Re: XML_Char


Subject: Re: XML_Char
From: Mike Nordell (tamlin@algonet.se)
Date: Mon Dec 18 2000 - 04:51:42 CST


Vlad Harchev wrote:
> > Nope. Perhaps I didn't express myself clear enough, but wrong? Nope. :-)
>
> As usual :)

Is there any other way? :-O ;-)

> > Speaking of compilers, now you're wrong. You can *never* express an
UTF-8
> > string in a char[], you need an unsigned char[], that is inherently
> > incompatible with a C/C++ string literal.
>
> I doubt that C++ spec guarantees such problems - it seems it declares
this
> aspect as implemenation-dependant.

That would be the day, when the C++ spec guaranteed *problems* not promises.
;-)

AFAIK, it doesn't explicitly mention using negative char values in string
literals since that is by itself an "implementation specific" thing.
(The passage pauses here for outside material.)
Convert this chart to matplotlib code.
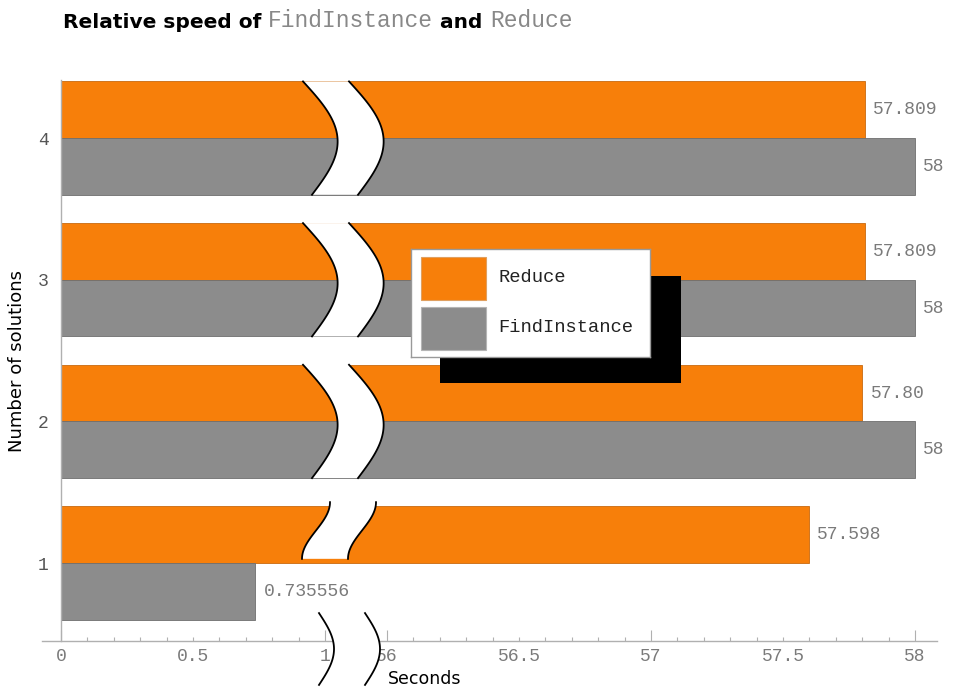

Sure, I
can create a string literal containing "char"-negative values, e.g.
"foo\xa2bar" which would contain an embedded 162 value that would be usable
on at least 93% of current platforms *if "casted" to an unsigned char*, but
would it be (conceptually) resonable to assign this literal to a char*? No,
since the usual implementation would evaluate its fourth element to the
value -94 (or thereabout, I didn't bother to check).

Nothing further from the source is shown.